The tail adapter also has double stick tape, which I also strengthened with CA. The horizontal and vertical stabilizers are just white Styrofoam with no decals. The instructions tell you to color the horizontal stabilizer with a black marker. I used a wide tipped Sharpie marker, black on one side and red on the other. I also colored the vertical stab as well. Once the horizontal stab is in place, you then need to attach the reflective tape to the top of the horizontal stab. This is to help reflect the heat from engine exhaust and is a nice touch. Once the vertical stab is in place, you take the remaining piece of red vinyl tape and wrap it around the front edge of the stabilizer. I believe this is to help strengthen the joint.

Lastly, you just need to balance the glider. The bottom of the wing has two red dots which are the balance points. You just add clay to the front of the fuselage until you can balance the glider on your finger. I do not like the look of gray clay stuck in the front of the fuselage, I would have preferred that there be a container of some sort to hide the clay, I may add something later if it becomes a problem. It definitely detracts from the appearance.

No finishing is required. You can opt to use a marker to color the horizontal and vertical stabilizers. I would have liked to seen decals for both to help match the rest of the glider. There needs to be a better way to add clay to the front of the rocket for balancing.

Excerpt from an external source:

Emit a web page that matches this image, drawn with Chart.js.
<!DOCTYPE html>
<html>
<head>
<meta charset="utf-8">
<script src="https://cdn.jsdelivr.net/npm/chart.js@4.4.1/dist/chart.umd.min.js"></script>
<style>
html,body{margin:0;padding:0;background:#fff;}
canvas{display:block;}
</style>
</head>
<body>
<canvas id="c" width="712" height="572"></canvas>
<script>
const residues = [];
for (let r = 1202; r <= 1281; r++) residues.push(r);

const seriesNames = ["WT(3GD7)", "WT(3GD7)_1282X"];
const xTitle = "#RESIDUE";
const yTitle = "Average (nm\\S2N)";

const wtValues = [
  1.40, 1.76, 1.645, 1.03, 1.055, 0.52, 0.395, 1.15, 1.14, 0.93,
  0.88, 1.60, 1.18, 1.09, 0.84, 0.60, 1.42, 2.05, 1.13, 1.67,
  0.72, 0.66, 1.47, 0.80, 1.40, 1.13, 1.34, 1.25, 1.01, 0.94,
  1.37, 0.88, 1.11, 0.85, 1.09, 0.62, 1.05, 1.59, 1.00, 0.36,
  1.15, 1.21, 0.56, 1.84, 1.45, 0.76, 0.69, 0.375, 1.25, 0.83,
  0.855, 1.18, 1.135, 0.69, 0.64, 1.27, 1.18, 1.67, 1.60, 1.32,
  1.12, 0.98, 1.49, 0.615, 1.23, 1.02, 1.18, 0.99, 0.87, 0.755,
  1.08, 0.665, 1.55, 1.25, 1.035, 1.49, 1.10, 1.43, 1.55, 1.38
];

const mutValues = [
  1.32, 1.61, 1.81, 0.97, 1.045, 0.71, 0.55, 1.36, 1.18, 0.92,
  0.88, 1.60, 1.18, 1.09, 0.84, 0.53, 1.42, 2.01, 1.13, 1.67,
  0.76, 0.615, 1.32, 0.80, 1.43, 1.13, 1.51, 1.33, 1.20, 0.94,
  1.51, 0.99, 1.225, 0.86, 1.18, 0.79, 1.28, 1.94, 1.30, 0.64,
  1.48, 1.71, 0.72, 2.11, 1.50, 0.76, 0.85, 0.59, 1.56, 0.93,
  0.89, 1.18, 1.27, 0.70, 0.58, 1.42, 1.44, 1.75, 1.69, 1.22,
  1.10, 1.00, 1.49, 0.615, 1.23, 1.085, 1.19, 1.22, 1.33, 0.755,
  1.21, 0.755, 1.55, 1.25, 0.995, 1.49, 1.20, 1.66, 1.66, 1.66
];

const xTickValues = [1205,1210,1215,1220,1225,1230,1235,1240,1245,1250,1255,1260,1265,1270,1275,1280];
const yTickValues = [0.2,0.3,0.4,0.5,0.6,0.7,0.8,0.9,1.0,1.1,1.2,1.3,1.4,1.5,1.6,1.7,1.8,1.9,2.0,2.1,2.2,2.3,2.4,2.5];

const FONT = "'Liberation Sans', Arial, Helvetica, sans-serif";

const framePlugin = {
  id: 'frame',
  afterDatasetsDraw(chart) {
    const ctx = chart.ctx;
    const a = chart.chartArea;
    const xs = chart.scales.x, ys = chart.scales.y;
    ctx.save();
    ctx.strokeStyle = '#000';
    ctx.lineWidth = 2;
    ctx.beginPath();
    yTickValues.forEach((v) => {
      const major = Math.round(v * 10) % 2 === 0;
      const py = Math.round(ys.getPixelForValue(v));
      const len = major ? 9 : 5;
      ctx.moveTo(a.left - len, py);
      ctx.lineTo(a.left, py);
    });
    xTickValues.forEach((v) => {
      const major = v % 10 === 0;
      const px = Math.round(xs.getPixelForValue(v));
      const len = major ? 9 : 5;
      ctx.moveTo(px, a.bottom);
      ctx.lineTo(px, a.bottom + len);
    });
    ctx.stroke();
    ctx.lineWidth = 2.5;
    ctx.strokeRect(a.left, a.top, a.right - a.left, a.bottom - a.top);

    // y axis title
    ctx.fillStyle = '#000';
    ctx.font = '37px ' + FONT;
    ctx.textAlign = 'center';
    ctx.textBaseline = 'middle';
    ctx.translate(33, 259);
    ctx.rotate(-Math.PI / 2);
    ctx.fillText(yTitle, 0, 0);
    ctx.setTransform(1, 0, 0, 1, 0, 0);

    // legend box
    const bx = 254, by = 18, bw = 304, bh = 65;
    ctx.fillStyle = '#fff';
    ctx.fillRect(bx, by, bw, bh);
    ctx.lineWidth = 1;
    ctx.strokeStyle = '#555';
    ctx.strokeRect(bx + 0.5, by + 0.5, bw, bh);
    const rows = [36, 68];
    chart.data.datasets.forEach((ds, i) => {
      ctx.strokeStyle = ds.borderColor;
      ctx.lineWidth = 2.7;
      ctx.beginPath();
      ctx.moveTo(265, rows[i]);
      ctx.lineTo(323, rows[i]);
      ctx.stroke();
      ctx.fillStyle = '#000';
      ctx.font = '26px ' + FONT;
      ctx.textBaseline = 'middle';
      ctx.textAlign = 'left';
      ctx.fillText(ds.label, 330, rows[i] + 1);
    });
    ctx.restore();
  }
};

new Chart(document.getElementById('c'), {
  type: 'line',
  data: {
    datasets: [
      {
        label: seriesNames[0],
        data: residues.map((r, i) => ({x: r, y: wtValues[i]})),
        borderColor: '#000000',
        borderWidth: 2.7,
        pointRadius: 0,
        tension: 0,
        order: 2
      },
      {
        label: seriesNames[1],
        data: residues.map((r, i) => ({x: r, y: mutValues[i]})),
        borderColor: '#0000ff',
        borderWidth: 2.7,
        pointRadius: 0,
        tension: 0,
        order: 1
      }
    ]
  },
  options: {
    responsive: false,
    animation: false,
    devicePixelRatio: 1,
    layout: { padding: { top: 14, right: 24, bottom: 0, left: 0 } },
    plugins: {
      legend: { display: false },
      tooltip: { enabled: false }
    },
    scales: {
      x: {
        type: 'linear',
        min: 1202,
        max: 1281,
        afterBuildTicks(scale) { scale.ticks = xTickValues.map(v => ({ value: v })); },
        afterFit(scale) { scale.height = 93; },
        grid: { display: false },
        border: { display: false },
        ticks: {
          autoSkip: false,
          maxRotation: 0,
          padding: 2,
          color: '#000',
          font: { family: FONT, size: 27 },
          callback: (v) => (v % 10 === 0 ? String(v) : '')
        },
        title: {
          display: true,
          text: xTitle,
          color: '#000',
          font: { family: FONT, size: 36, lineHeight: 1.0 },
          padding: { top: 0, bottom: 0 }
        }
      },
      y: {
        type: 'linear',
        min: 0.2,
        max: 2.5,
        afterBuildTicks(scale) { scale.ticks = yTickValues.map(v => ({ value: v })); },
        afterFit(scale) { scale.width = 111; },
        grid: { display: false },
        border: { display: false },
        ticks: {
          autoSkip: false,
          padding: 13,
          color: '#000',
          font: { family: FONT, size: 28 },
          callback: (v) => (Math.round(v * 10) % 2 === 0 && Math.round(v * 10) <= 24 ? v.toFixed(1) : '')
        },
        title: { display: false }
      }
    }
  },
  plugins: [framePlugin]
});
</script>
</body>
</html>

Construction Rating: 4 out of 5

The first flight was on a B4-2, the smallest recommended motor. The whole unit had a fairly straight flight to about 250 feet. Good separation on the booster but the glider came down fairly steep and hit hard on the grass. It did not do this when I made my "hand tossed" test flights. Fortunately, there was no damage. The booster came down quite nicely on its streamer. It's hard to follow both pieces when you launch alone. I removed some nose weight for the second flight on a B6-2, this time the glider came down much more gently. However, it did not fly in a circle as mentioned in the instructions. I went all out on the third flight with the maximum recommended motor, a C6-3. This time, the unit reached almost 500 feet and the glider came down a long way from the pad. Not sure why it is not circling, so I will have to play with it some more.

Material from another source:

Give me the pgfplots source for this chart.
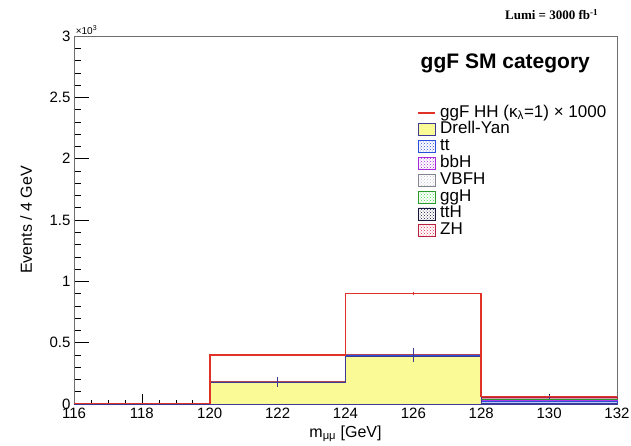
\documentclass[border=0pt]{standalone}
\usepackage{pgfplots}
\pgfplotsset{compat=1.18}
\usepackage{fontspec}
\setmainfont{Liberation Sans}
\newfontfamily\timesfont{Liberation Serif}
\usetikzlibrary{patterns}
\definecolor{dyfill}{RGB}{250,250,150}
\definecolor{dyline}{RGB}{60,60,150}
\definecolor{ttc}{RGB}{40,80,220}
\definecolor{bbhc}{RGB}{170,40,220}
\definecolor{vbfc}{RGB}{190,190,205}
\definecolor{gghc}{RGB}{60,220,60}
\definecolor{tthc}{RGB}{20,20,60}
\definecolor{zhc}{RGB}{230,40,80}
\definecolor{sigred}{RGB}{225,50,40}
\definecolor{framec}{RGB}{110,110,110}
\pgfplotsset{
  boxleg/.style={legend image code/.code={\draw[##1] (0pt,-6pt) rectangle (17pt,6pt);}},
}
\begin{document}
\begin{tikzpicture}
\useasboundingbox (-74pt,-41pt) rectangle (557pt,404pt);
\begin{axis}[
  at={(0,0)}, anchor=south west, scale only axis,
  width=543pt, height=368pt,
  xmin=116, xmax=132, ymin=0, ymax=3,
  clip=false,
  axis line style={framec, line width=0.8pt},
  tick pos=left,
  xtick={116,118,...,132},
  ytick={0,0.5,...,3},
  minor x tick num=3,
  minor y tick num=4,
  xtick style={black, line width=0.6pt, /pgfplots/major tick length=10pt, /pgfplots/minor tick length=4pt},
  ytick style={black, line width=0.6pt, /pgfplots/major tick length=15pt, /pgfplots/minor tick length=7pt},
  tick label style={font=\fontsize{15}{15}\selectfont},
  /pgf/number format/assume math mode=true,
  yticklabel style={/pgf/number format/fixed},
  xlabel={m\textsubscript{μμ} [GeV]},
  ylabel={Events / 4 GeV},
  label style={font=\fontsize{16}{16}\selectfont},
  xlabel style={at={(axis description cs:0.5,0)}, anchor=north, yshift=-18pt},
  ylabel style={at={(axis description cs:-0.088,0.5)}, anchor=center},
  legend style={draw=none, fill=none, at={(0.632,0.814)}, anchor=north west,
    font=\fontsize{17}{17}\selectfont, row sep=0pt, column sep=0pt, inner sep=0pt,
    nodes={text height=12pt, text depth=4pt, inner sep=0.4pt}},
  legend cell align=left,
]
% legend entries
\addlegendimage{color=sigred, line width=1.3pt, line legend}
\addlegendentry{\hspace{4pt}ggF HH (κ\textsubscript{λ}=1) × 1000}
\addlegendimage{draw=dyline, line width=0.8pt, fill=dyfill, boxleg}
\addlegendentry{\hspace{4pt}Drell-Yan}
\addlegendimage{draw=ttc, fill=white, postaction={pattern=crosshatch dots, pattern color=ttc}, boxleg}
\addlegendentry{\hspace{4pt}tt}
\addlegendimage{draw=bbhc, fill=white, postaction={pattern=crosshatch dots, pattern color=bbhc}, boxleg}
\addlegendentry{\hspace{4pt}bbH}
\addlegendimage{draw=vbfc!70!black, fill=white, postaction={pattern=crosshatch dots, pattern color=vbfc}, boxleg}
\addlegendentry{\hspace{4pt}VBFH}
\addlegendimage{draw=gghc!70!black, fill=white, postaction={pattern=crosshatch dots, pattern color=gghc}, boxleg}
\addlegendentry{\hspace{4pt}ggH}
\addlegendimage{draw=tthc, fill=white, postaction={pattern=crosshatch dots, pattern color=tthc}, boxleg}
\addlegendentry{\hspace{4pt}ttH}
\addlegendimage{draw=zhc!80!black, fill=white, postaction={pattern=crosshatch dots, pattern color=zhc}, boxleg}
\addlegendentry{\hspace{4pt}ZH}
% stacked backgrounds (cumulative tops), drawn from top layer down
\addplot[forget plot, const plot mark left, draw=zhc!80!black, line width=0.5pt, fill=zhc!45]
  coordinates {(116,0.003)(120,0.1815)(124,0.402)(128,0.055)(132,0.055)} \closedcycle;
\addplot[forget plot, const plot mark left, draw=tthc, line width=0.4pt, fill=tthc!45]
  coordinates {(116,0.003)(120,0.1805)(124,0.400)(128,0.043)(132,0.043)} \closedcycle;
\addplot[forget plot, const plot mark left, draw=gghc!70!black, line width=0.4pt, fill=gghc!45]
  coordinates {(116,0.003)(120,0.1805)(124,0.400)(128,0.039)(132,0.039)} \closedcycle;
\addplot[forget plot, const plot mark left, draw=vbfc!70!black, line width=0.4pt, fill=vbfc!45]
  coordinates {(116,0.003)(120,0.1785)(124,0.396)(128,0.031)(132,0.031)} \closedcycle;
\addplot[forget plot, const plot mark left, draw=bbhc, line width=0.4pt, fill=bbhc!45]
  coordinates {(116,0.003)(120,0.1775)(124,0.394)(128,0.027)(132,0.027)} \closedcycle;
\addplot[forget plot, const plot mark left, draw=ttc, line width=0.6pt, fill=ttc!30]
  coordinates {(116,0.003)(120,0.177)(124,0.393)(128,0.025)(132,0.025)} \closedcycle;
\addplot[forget plot, const plot mark left, draw=dyline, line width=0.8pt, fill=dyfill]
  coordinates {(116,0.002)(120,0.175)(124,0.39)(128,0.003)(132,0.003)} \closedcycle;
% background uncertainties (vertical bars)
\addplot[forget plot, draw=dyline, line width=0.8pt, mark=none] coordinates {(122,0.14)(122,0.22)};
\addplot[forget plot, draw=dyline, line width=0.8pt, mark=none] coordinates {(126,0.34)(126,0.46)};
\addplot[forget plot, draw=dyline, line width=0.8pt, mark=none] coordinates {(130,0.04)(130,0.072)};
% HH x 1000
\addplot[forget plot, const plot mark left, draw=sigred, line width=1.6pt, mark=none]
  coordinates {(116,0.004)(120,0.40)(124,0.90)(128,0.062)(132,0.062)};
\addplot[forget plot, draw=sigred, line width=0.8pt, mark=none] coordinates {(126,0.89)(126,0.91)};
\node[anchor=base west, font=\fontsize{21}{21}\selectfont\bfseries] at (rel axis cs:0.632,0.913) {ggF SM category};
\node[anchor=base east, font=\fontsize{13}{13}\selectfont\timesfont\bfseries] at (rel axis cs:0.972,1.045) {Lumi = 3000 fb\textsuperscript{-1}};
\node[anchor=south west, font=\fontsize{10}{10}\selectfont, inner sep=0pt] at (rel axis cs:0.003,1.003) {×10\textsuperscript{3}};
\end{axis}
\end{tikzpicture}
\end{document}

Aside from the fact that the glider never did circle, it was still fun to watch. Just make sure you balance the glider properly before you launch and you should have no problems. The booster section had perfect landings each time on the streamer with no problems.

Flight Rating: 4 out of 5

This is a fun rocket to fly and it is very fast to build--this one would be great for kids. The decals are impressive and the overall quality is good for an E2X rocket. I think decals for the stabilizers would really have set this rocket off.

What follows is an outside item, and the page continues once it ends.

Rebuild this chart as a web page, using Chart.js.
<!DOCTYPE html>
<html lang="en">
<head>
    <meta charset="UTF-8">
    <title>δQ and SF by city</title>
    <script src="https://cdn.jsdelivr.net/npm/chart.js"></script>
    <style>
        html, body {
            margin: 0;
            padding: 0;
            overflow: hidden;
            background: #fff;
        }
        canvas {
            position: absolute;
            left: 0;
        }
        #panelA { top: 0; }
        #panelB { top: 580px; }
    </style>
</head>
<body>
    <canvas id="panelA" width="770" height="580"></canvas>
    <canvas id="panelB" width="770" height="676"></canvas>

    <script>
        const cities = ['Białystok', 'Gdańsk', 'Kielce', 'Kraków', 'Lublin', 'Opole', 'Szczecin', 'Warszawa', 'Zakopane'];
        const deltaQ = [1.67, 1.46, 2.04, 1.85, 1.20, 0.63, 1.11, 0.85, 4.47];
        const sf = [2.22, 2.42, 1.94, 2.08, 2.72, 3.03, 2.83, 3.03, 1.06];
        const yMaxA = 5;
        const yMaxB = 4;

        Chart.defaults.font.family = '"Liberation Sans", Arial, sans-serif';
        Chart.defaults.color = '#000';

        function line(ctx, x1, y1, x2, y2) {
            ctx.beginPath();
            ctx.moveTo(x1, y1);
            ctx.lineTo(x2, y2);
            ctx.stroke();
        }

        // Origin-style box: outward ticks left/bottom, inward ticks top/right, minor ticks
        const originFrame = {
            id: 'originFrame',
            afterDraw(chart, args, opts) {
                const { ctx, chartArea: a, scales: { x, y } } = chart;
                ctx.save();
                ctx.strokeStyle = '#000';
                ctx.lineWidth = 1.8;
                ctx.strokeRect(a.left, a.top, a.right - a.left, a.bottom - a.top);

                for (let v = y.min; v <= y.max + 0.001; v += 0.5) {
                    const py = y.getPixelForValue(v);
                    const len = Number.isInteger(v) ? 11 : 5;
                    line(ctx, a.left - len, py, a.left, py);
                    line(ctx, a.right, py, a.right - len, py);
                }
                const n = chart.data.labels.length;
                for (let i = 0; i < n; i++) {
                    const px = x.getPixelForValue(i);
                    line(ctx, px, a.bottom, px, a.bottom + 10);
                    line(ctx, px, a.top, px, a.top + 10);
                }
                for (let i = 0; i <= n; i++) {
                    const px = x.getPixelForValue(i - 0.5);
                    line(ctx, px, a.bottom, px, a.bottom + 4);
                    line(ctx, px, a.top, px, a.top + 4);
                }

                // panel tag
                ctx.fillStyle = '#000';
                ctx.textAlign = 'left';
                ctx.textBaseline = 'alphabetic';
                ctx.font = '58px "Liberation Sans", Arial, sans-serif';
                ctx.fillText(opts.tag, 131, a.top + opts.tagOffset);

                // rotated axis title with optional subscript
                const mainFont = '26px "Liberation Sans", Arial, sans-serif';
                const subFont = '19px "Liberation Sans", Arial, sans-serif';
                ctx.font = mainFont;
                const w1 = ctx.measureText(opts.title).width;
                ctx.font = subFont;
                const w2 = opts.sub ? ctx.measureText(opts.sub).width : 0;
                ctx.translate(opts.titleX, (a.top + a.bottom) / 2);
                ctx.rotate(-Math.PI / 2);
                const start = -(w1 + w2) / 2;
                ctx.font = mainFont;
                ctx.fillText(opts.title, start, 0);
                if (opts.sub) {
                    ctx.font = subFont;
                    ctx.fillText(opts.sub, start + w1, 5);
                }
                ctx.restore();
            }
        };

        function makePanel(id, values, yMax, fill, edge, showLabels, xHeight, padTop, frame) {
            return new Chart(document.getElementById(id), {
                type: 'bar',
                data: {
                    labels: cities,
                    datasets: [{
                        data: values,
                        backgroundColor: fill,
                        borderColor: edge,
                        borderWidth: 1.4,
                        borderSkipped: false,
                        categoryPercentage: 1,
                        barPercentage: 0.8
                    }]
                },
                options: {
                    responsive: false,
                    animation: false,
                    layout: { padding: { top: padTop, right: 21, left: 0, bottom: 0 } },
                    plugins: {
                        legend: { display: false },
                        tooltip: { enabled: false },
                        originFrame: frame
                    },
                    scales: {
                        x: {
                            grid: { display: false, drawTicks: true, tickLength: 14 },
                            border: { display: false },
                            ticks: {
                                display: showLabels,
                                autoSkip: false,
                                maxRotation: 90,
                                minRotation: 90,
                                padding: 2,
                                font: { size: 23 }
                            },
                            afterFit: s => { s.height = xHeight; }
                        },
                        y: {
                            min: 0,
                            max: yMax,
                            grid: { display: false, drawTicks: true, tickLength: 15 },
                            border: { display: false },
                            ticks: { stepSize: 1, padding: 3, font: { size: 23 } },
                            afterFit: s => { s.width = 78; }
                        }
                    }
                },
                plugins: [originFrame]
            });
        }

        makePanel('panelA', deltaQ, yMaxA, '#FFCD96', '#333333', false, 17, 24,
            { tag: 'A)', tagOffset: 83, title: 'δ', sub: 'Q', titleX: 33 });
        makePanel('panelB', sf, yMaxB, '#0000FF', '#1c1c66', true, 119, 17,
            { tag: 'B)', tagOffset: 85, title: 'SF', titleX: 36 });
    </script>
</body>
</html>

Overall Rating: 4 out of 5



J.W.C. (June 22, 2005)
I tried the Eagle, the first time, on an A engine. The tail boom came loose, but didn't come out. That's how I discovered the "model glue" instructions were incorrect. I read one of the flight logs where the owner blamed the C engine. I'd look to the glue. The main body strut is pultruded carbon fiber -- just like that used for arrow shafts. The gluing techniques are, therefore, just the same. CA is good, but epoxy is better. There was another minor problem with the Eagle. The engine melted a small crater in the wing just over the nozzle at the rear of the wing. Estes doesn't tell you to tinfoil cover this area, but you should. I cut a small square out of a Coke can and epoxied it over the crater. I have had no problems since. When I reassembled it, my CA grabbed too quickly, leaving just a hint of twist in the tail, from the boom not being straight. What a lucky accident, when I tried it on a B engine. I got really decent altitude, but the chase was VERY short because of the tight circling done by the glider. It was a short walk, despite the breeze. The Eagle has little cardboard, and no wood. It is thefore one of the few boost gliders that I fly in a drizzle, without concern. However, I'm seriously considering substituting a small chute for the stock streamer. The booster unit hits hard enough to drive mud or dirt into the tube. If it landed on tar, I bet it could bend the hook. Overall, this is a great kit. The build is very quick, it flies high, and glides well with a minimum of trimming. I'd recommend it as a first boost glider for anybody.
D.K. (February 28, 2006)
I've never had a knack for hand-launching gliders, so I'm never quite sure if I've trimmed them right. I had more trouble trimming the Estes Eagle than most gliders. Even after adding all the included nose weight, it still seemed to stall, but sometimes it would appear to recover just before it reached the ground. The slightest cross breeze would send it cart-wheeling sideways. The Eagle boosted straight on a B6-4, and ejected horizontally at apogee. The glider stalled and dived, stalled and dived all the way down. It hit the ice nose first, bounced, and was recovered with no damage. The shoulder of the booster's nose cone was still attached to the shock cord, but the rest of the cone was missing. The plastic cement joint had failed. I've cloned older Estes boost gliders successfully, but I've been less than impressed with their recent gliders. Edmonds gliders perform better, and are easier to build and trim.
D.K. (March 13, 2006)
P.S. I forgot to mention - the directions suggest coloring the stab with a marker. I tried a Sanford Permanent Marker (Magnum 44) but it dissolved the foam. I switched to a Sharpie, and it was fine.